Obviously, you can also draw a segment by sending a triangle with two identical vertices, but that's a bit wasteful (although perhaps the hardware ends up doing this anyway and provides line lists only to reduce the amount of data to send to the GPU, I don't know).

“If I understand the standard right it is legal and safe to do this but the resulting value could be anything.”

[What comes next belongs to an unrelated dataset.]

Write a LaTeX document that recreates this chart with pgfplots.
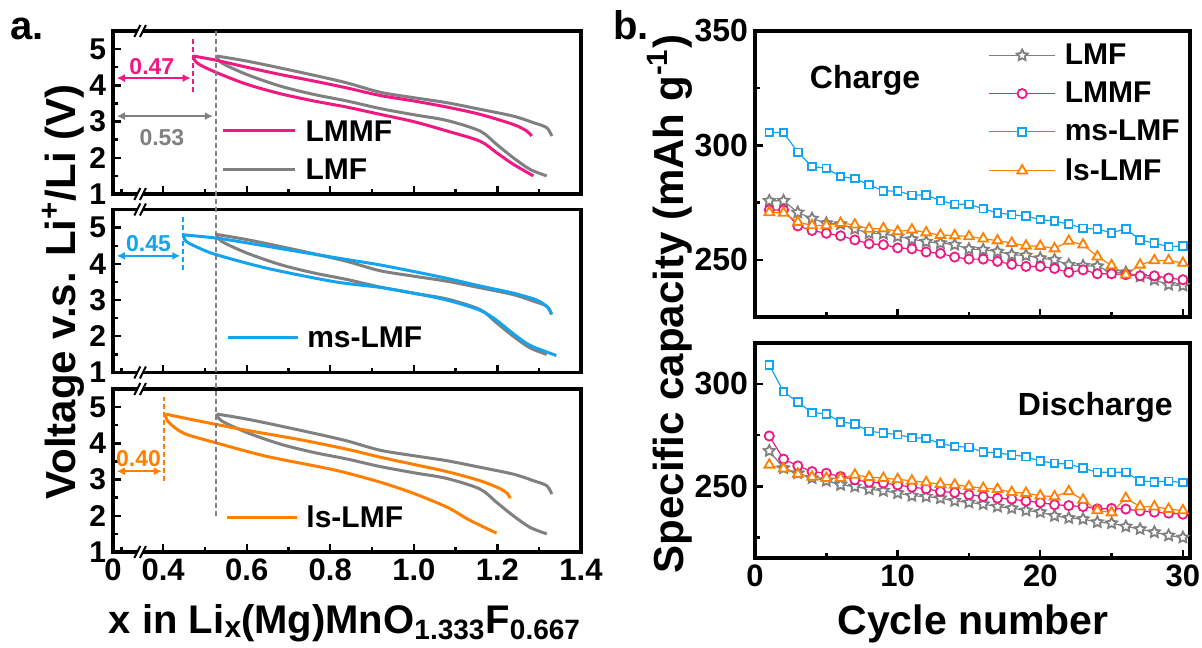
\documentclass[border=0pt]{standalone}
\usepackage{fontspec}
\setmainfont{Liberation Sans}
\usepackage{pgfplots}
\usepackage{pgfplotstable}
\pgfplotsset{compat=1.18}
\usetikzlibrary{arrows.meta,plotmarks}

\definecolor{cgray}{HTML}{808080}
\definecolor{cpink}{HTML}{F01882}
\definecolor{cblue}{HTML}{12A4EE}
\definecolor{corange}{HTML}{FF8000}

\newcommand{\fs}[1]{\fontsize{#1}{#1}\selectfont\bfseries}

% open five-pointed star
\pgfdeclareplotmark{ostar}{%
  \pgfpathmoveto{\pgfpointpolar{90}{\pgfplotmarksize}}%
  \pgfpathlineto{\pgfpointpolar{126}{0.5\pgfplotmarksize}}%
  \pgfpathlineto{\pgfpointpolar{162}{\pgfplotmarksize}}%
  \pgfpathlineto{\pgfpointpolar{198}{0.5\pgfplotmarksize}}%
  \pgfpathlineto{\pgfpointpolar{234}{\pgfplotmarksize}}%
  \pgfpathlineto{\pgfpointpolar{270}{0.5\pgfplotmarksize}}%
  \pgfpathlineto{\pgfpointpolar{306}{\pgfplotmarksize}}%
  \pgfpathlineto{\pgfpointpolar{342}{0.5\pgfplotmarksize}}%
  \pgfpathlineto{\pgfpointpolar{18}{\pgfplotmarksize}}%
  \pgfpathlineto{\pgfpointpolar{54}{0.5\pgfplotmarksize}}%
  \pgfpathclose\pgfusepathqfillstroke}

% voltage profiles (x in Li_x, V)
\pgfplotstableread{
x y
0.528 4.81
0.600 4.67
0.680 4.48
0.760 4.28
0.839 4.07
0.919 3.81
0.999 3.66
1.079 3.52
1.158 3.34
1.238 3.15
1.286 2.97
1.318 2.83
1.330 2.60
}\lmfup
\pgfplotstableread{
x y
0.528 4.81
0.540 4.62
0.600 4.30
0.680 3.98
0.760 3.75
0.839 3.57
0.919 3.36
0.999 3.19
1.079 3.03
1.158 2.74
1.198 2.37
1.238 2.00
1.278 1.68
1.318 1.50
}\lmflo
\pgfplotstableread{
x y
0.472 4.81
0.528 4.69
0.600 4.50
0.680 4.30
0.760 4.12
0.839 3.93
0.919 3.72
0.999 3.57
1.079 3.40
1.158 3.20
1.238 2.92
1.270 2.74
1.282 2.60
}\lmmfup
\pgfplotstableread{
x y
0.472 4.81
0.476 4.68
0.489 4.56
0.528 4.35
0.600 4.03
0.680 3.77
0.760 3.57
0.839 3.40
0.919 3.20
0.999 3.00
1.079 2.74
1.158 2.46
1.198 2.14
1.238 1.82
1.286 1.50
}\lmmflo
\pgfplotstableread{
x y
0.449 4.80
0.528 4.71
0.600 4.58
0.728 4.33
0.839 4.12
0.919 3.97
0.999 3.79
1.079 3.60
1.158 3.39
1.238 3.19
1.294 3.00
1.320 2.80
1.329 2.61
}\msup
\pgfplotstableread{
x y
0.449 4.80
0.455 4.62
0.489 4.42
0.528 4.25
0.648 3.88
0.808 3.51
0.919 3.35
0.999 3.19
1.079 3.00
1.158 2.72
1.198 2.44
1.238 2.07
1.278 1.75
1.341 1.47
}\mslo
\pgfplotstableread{
x y
0.405 4.81
0.450 4.70
0.528 4.52
0.600 4.36
0.728 4.10
0.839 3.84
0.919 3.62
0.999 3.42
1.079 3.22
1.158 2.97
1.206 2.75
1.225 2.60
1.230 2.48
}\lsup
\pgfplotstableread{
x y
0.405 4.81
0.412 4.60
0.449 4.28
0.528 4.01
0.648 3.64
0.808 3.27
0.919 2.93
0.999 2.62
1.079 2.24
1.127 1.92
1.158 1.74
1.198 1.52
}\lslo

% cycling capacity (mAh/g)
\pgfplotstableread{
c lmf lmmf ms ls
1 275.8 271.8 305.6 270.7
2 275.8 271.8 305.6 270.5
3 270.7 264.8 297.0 266.5
4 268.0 262.8 290.8 265.0
5 266.0 261.6 290.0 265.0
6 265.6 260.5 286.4 266.0
7 263.5 258.7 285.5 265.3
8 261.6 257.0 282.8 263.5
9 261.4 256.6 280.1 263.7
10 260.2 255.2 280.1 262.4
11 259.0 254.8 278.2 263.1
12 257.9 253.4 278.4 261.9
13 257.3 252.8 275.8 260.8
14 256.6 251.2 274.3 260.6
15 254.7 250.3 274.3 260.2
16 254.4 250.3 272.3 259.2
17 253.6 249.3 270.5 258.4
18 252.2 248.0 269.7 257.3
19 251.9 247.1 269.1 256.1
20 250.7 247.1 267.6 256.0
21 250.0 246.2 266.9 254.9
22 247.8 244.5 265.6 258.2
23 247.4 245.6 263.8 256.6
24 247.2 243.9 263.4 251.4
25 244.5 243.9 261.8 247.5
26 244.5 243.5 263.5 243.5
27 242.7 243.0 258.7 247.8
28 241.3 243.0 257.3 249.7
29 239.1 242.0 255.7 249.7
30 238.7 241.3 256.1 248.6
}\charge
\pgfplotstableread{
c lmf lmmf ms ls
1 267.3 274.6 309.3 260.5
2 258.9 263.3 296.2 258.6
3 256.4 260.0 291.1 256.0
4 254.0 257.2 286.0 254.6
5 252.7 256.4 285.4 254.0
6 250.7 254.8 281.5 254.0
7 249.9 253.2 280.5 255.6
8 248.6 252.0 276.9 254.5
9 247.8 251.6 276.1 254.0
10 246.7 250.7 275.2 253.4
11 245.4 249.6 273.8 252.7
12 245.0 248.8 273.4 251.9
13 244.2 247.5 270.9 251.1
14 242.9 247.0 269.5 250.7
15 242.1 245.9 269.1 249.9
16 241.3 245.0 266.8 249.1
17 240.1 244.2 266.3 248.6
18 239.3 243.8 265.4 247.1
19 238.2 242.8 264.5 246.7
20 237.4 242.1 262.3 245.4
21 235.6 241.0 261.3 245.0
22 234.5 240.6 260.8 247.5
23 234.0 240.1 258.9 243.4
24 232.5 239.0 256.9 238.2
25 232.0 239.2 256.9 237.2
26 230.4 238.9 256.9 244.2
27 229.1 238.0 252.7 240.1
28 227.6 237.4 252.2 240.1
29 226.0 236.9 252.5 238.9
30 225.0 236.4 251.9 238.2
}\discharge

\pgfplotsset{
  base/.style={
    scale only axis, clip=false,
    axis line style={line width=1.6pt},
    every tick/.style={black, line width=1.2pt},
    major tick length=4pt, minor tick length=2.5pt,
    tick pos=left, tick align=inside,
    /pgf/number format/assume math mode=true,
    tick label style={font=\fs{15.5}},
  },
  vpanel/.style={
    base, width=234pt, height=81.5pt,
    xmin=0.28, xmax=1.4, ymin=1, ymax=5.5,
    xtick={0.28,0.4,0.6,0.8,1.0,1.2,1.4},
    minor xtick={0.3,0.5,0.7,0.9,1.1,1.3},
    ytick={1,2,3,4,5}, minor ytick={1.5,2.5,3.5,4.5},
    xticklabels={},
    yticklabel style={font=\fs{15}},
  },
  cpanel/.style={
    base, width=217.5pt,
    xmin=0, xmax=30.5, xtick={0,10,20,30}, minor xtick={5,15,25},
    yticklabel style={font=\fs{16}},
    legend image code/.code={\draw[mark repeat=2,mark phase=2,##1] plot coordinates {(0pt,0pt) (16.5pt,0pt) (33pt,0pt)};},
  },
  vcurve/.style={line width=1.5pt, smooth},
  s1/.style={cgray, line width=0.6pt, mark=ostar, mark size=2.9pt, mark options={fill=white, line width=0.9pt}},
  s2/.style={cpink, line width=0.6pt, mark=*, mark size=2.3pt, mark options={fill=white, line width=0.9pt}},
  s3/.style={cblue, line width=0.6pt, mark=square*, mark size=1.9pt, mark options={fill=white, line width=0.9pt}},
  s4/.style={corange, line width=0.6pt, mark=triangle*, mark size=2.8pt, mark options={fill=white, line width=0.9pt}},
}

\newcommand{\brk}[1]{%
  \fill[white] ([xshift=-1.4pt,yshift=-1.5pt]#1) rectangle ([xshift=1.4pt,yshift=1.5pt]#1);
  \draw[black, line width=1pt] ([xshift=-2.9pt,yshift=-3pt]#1) -- ++(3pt,6pt);
  \draw[black, line width=1pt] ([xshift=-0.1pt,yshift=-3pt]#1) -- ++(3pt,6pt);
}

\begin{document}
\begin{tikzpicture}
\path[use as bounding box] (0,0) rectangle (601pt,-323.5pt);

% a. top: LMF vs LMMF
\begin{axis}[vpanel, at={(56.5pt,-15.5pt)}, anchor=north west]
\addplot[cgray, vcurve] table {\lmfup};
\addplot[cgray, vcurve] table {\lmflo};
\addplot[cpink, vcurve] table {\lmmfup};
\addplot[cpink, vcurve] table {\lmmflo};
\draw[cpink, line width=0.9pt, dash pattern=on 2.5pt off 1.5pt] (axis cs:0.472,3.82) -- (axis cs:0.472,5.31);
\draw[cpink, line width=1pt, {Latex[length=4pt,width=4pt]}-{Latex[length=4pt,width=4pt]}] (axis cs:0.289,4.2) -- (axis cs:0.466,4.2);
\node[cpink, font=\fs{11.5}] at (axis cs:0.373,4.53) {0.47};
\draw[cgray, line width=1pt, {Latex[length=4pt,width=4pt]}-{Latex[length=4pt,width=4pt]}] (axis cs:0.289,3.15) -- (axis cs:0.519,3.15);
\node[cgray, font=\fs{11.5}] at (axis cs:0.397,2.55) {0.53};
\draw[cpink, line width=1.5pt] (axis cs:0.544,2.74) -- (axis cs:0.716,2.74);
\node[anchor=west, font=\fs{15}, inner sep=0pt] at (axis cs:0.74,2.74) {LMMF};
\draw[cgray, line width=1.5pt] (axis cs:0.544,1.69) -- (axis cs:0.716,1.69);
\node[anchor=west, font=\fs{15}, inner sep=0pt] at (axis cs:0.74,1.69) {LMF};
\coordinate (b1t) at (axis cs:0.345,5.5);
\coordinate (b1b) at (axis cs:0.345,1);
\coordinate (gtop) at (axis cs:0.527,5.5);
\end{axis}

% a. middle: LMF vs ms-LMF
\begin{axis}[vpanel, at={(56.5pt,-104.75pt)}, anchor=north west]
\addplot[cgray, vcurve] table {\lmfup};
\addplot[cgray, vcurve] table {\lmflo};
\addplot[cblue, vcurve] table {\msup};
\addplot[cblue, vcurve] table {\mslo};
\draw[cblue, line width=0.9pt, dash pattern=on 2.5pt off 1.5pt] (axis cs:0.447,3.83) -- (axis cs:0.447,5.36);
\draw[cblue, line width=1pt, {Latex[length=4pt,width=4pt]}-{Latex[length=4pt,width=4pt]}] (axis cs:0.289,4.22) -- (axis cs:0.441,4.22);
\node[cblue, font=\fs{11.5}] at (axis cs:0.365,4.57) {0.45};
\draw[cblue, line width=1.5pt] (axis cs:0.555,1.97) -- (axis cs:0.723,1.97);
\node[anchor=west, font=\fs{15}, inner sep=0pt] at (axis cs:0.744,1.97) {ms-LMF};
\coordinate (b2t) at (axis cs:0.345,5.5);
\coordinate (b2b) at (axis cs:0.345,1);
\end{axis}

% a. bottom: LMF vs ls-LMF
\begin{axis}[vpanel, at={(56.5pt,-194.5pt)}, anchor=north west,
  xticklabels={0,0.4,0.6,0.8,1.0,1.2,1.4}]
\addplot[cgray, vcurve] table {\lmfup};
\addplot[cgray, vcurve] table {\lmflo};
\addplot[corange, vcurve] table {\lsup};
\addplot[corange, vcurve] table {\lslo};
\draw[corange, line width=0.9pt, dash pattern=on 2.5pt off 1.5pt] (axis cs:0.403,2.95) -- (axis cs:0.403,5.28);
\draw[corange, line width=1pt, {Latex[length=4pt,width=4pt]}-{Latex[length=4pt,width=4pt]}] (axis cs:0.289,3.23) -- (axis cs:0.397,3.23);
\node[corange, font=\fs{11.5}] at (axis cs:0.341,3.59) {0.40};
\draw[corange, line width=1.5pt] (axis cs:0.552,1.96) -- (axis cs:0.720,1.96);
\node[anchor=west, font=\fs{15}, inner sep=0pt] at (axis cs:0.742,1.96) {ls-LMF};
\coordinate (b3t) at (axis cs:0.345,5.5);
\coordinate (b3b) at (axis cs:0.345,1);
\coordinate (gbot) at (axis cs:0.527,2.0);
\end{axis}

\draw[cgray, line width=0.9pt, dash pattern=on 2.5pt off 1.5pt] (gtop) -- (gbot);
\brk{b1t}\brk{b1b}\brk{b2t}\brk{b2b}\brk{b3t}\brk{b3b}

% b. charge
\begin{axis}[cpanel, at={(377.5pt,-15.5pt)}, anchor=north west, height=143pt,
  ymin=225, ymax=350, ytick={250,300,350}, minor ytick={275,325}, xticklabels={},
  legend style={at={(0.536,0.968)}, anchor=north west, draw=none, fill=none,
    font=\fs{15}, row sep=4.3pt, column sep=3pt, inner sep=0pt, nodes={inner sep=1.5pt}},
  legend cell align=left]
\addplot[s1] table[x=c, y=lmf] {\charge};
\addplot[s2] table[x=c, y=lmmf] {\charge};
\addplot[s3] table[x=c, y=ms] {\charge};
\addplot[s4] table[x=c, y=ls] {\charge};
\legend{LMF, LMMF, ms-LMF, ls-LMF}
\node[font=\fs{16}] at (axis cs:7.72,328.6) {Charge};
\end{axis}

% b. discharge
\begin{axis}[cpanel, at={(377.5pt,-171.5pt)}, anchor=north west, height=107.5pt,
  ymin=215, ymax=320, ytick={250,300}, minor ytick={225,275}]
\addplot[s1] table[x=c, y=lmf] {\discharge};
\addplot[s2] table[x=c, y=lmmf] {\discharge};
\addplot[s3] table[x=c, y=ms] {\discharge};
\addplot[s4] table[x=c, y=ls] {\discharge};
\node[font=\fs{16}] at (axis cs:23.86,288.8) {Discharge};
\end{axis}

% labels
\node[rotate=90, anchor=base, font=\fs{21}] at (37.5pt,-146pt) {Voltage v.s. Li\textsuperscript{+}/Li (V)};
\node[rotate=90, anchor=base, font=\fs{21}] at (341.5pt,-152pt) {Specific capacity (mAh g\textsuperscript{-1})};
\node[anchor=base, font=\fs{20}] at (172.5pt,-316.5pt) {x in Li\raisebox{-2pt}{\fs{15}x}(Mg)MnO\textsubscript{1.333}F\textsubscript{0.667}};
\node[anchor=base, font=\fs{20.5}] at (486.5pt,-317pt) {Cycle number};
\node[anchor=base west, font=\fs{20}, inner sep=0pt] at (5pt,-20pt) {a.};
\node[anchor=base west, font=\fs{20}, inner sep=0pt] at (306.5pt,-20pt) {b.};
\end{tikzpicture}
\end{document}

Thank you for the informative answer!

The main reason I was asking, was the fact that if one day I was to embark on some kind of 3D Art / Game project, and if I then simply did my own thing, then the subject of compatibility would crop up. For example, I do not really wish to install the "DirectX 11" SDK (because on one of my computers I do have a 'Dx 11' -capable graphics card), but would instead want to use the "OGRE" SDK, and would then want to use the "nxOgre" wrapper to "PhysX". If I was suddenly to start defining my segments as degenerate triangles, I have no way of knowing that this representation is also going to be recognized by the Physics system involved. It could bug out hugely, for which reason I'd need (one fine day) to use the correct API features.

I suppose that I could have asked on the OGRE forums, or on the "Crystal Space" forums, or on the "Delta3D" forums, but my question was in fact a basic question about hardware-accelerated 3D. So I posted it here...

Also I suspect that most of the people who do embark on a project, eventually depend to some extent on libraries if not SDKs which have already been written for them, since most people don't really want to design a graphics system from scratch.

Thanks again,
Dirk


P.S. After eliminating some ideas of my own which seemed unwieldy, the speculation remains plausible that in "line strips" or "triangle strips", there might simply be a value replacing a vertex number, which indicates some type of NULL.